@gaieus said:
Now if you do have the arrow head, just cut it into two (delete one part) and you already have the negative. Of course, orienting front/back faces would be also good.
(The inscriptions were mostly Latin and some very few Greek - but this is already the "Hellenised East" from the 2nd-3rd century AD)
Gotcha...sounds like good stuff! 
I see what you mean about deleting one half to get the negative, but unfortunately I put mine together a different way. I had trouble correctly aligning the bottom half once I copied and flipped it...is there some trick to it to get things to line up correctly? Instead, I made a rectangle and then drew a line down the center of the 4 sides, and brought the edges down to that center line. So I modeled it whole rather than in half. But I'm not sure how to cut it in half now, especially since I used a cylinder for the tang.
@simon le bon said:
Hi ushumgal
As I can understand, you need round spoon shapes (I don't know better how to express
)
Thanks for the links to the plugins, Simon...TIG's extrude edges by rails is amazing!! I'm having some success with it, but I do have a question. I divided the arrowhead into 3 segments (which all have somewhat different sections). When using this tool, how do you merge one segment into the next? For example, if one segment is nearly cylindrical and the next is significantly flatter?
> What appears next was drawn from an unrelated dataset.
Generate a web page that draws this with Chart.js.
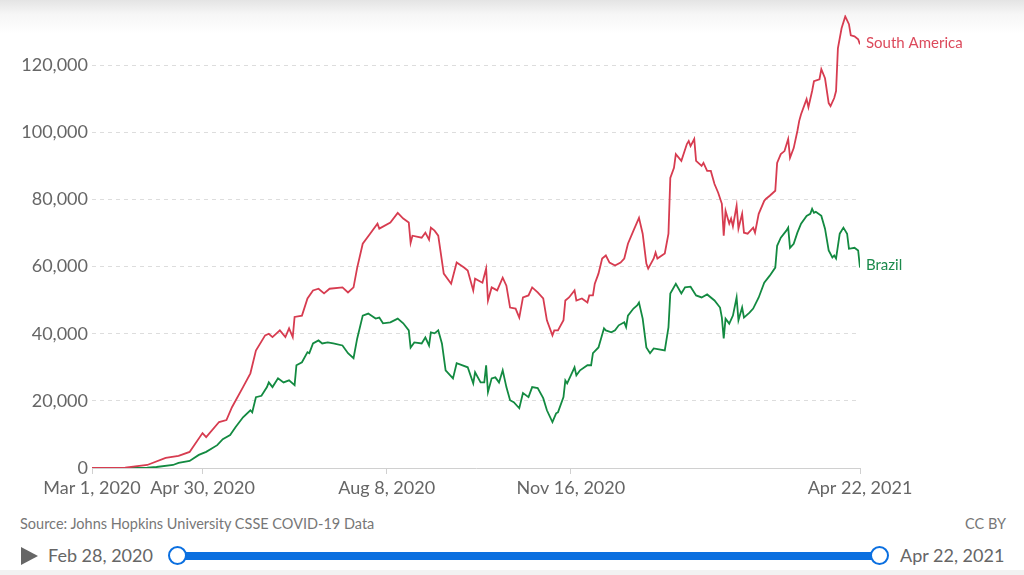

I always have a gap between the segments when I try it.
@charly2008 said:
Hi ushumgal,
i copied the the Contour and made it a group. Then i modelled as i explained the triangles at each endpoint of the curves. Below is a better example.
Karlheinz
Thanks for the example! To skin an object using the triangles, do you do it manually or is there a plugin to do it automatically for you?
Also, when you flip the quarter of the arrowhead around to make a complete example, can you tell me how you get everything to line up correctly? When I tried to do that with halves, I could never get them perfectly aligned.
Thanks everyone!! I started with Sketchup about a month ago, but I've learned more in the last 24 hours than in the last 28 days!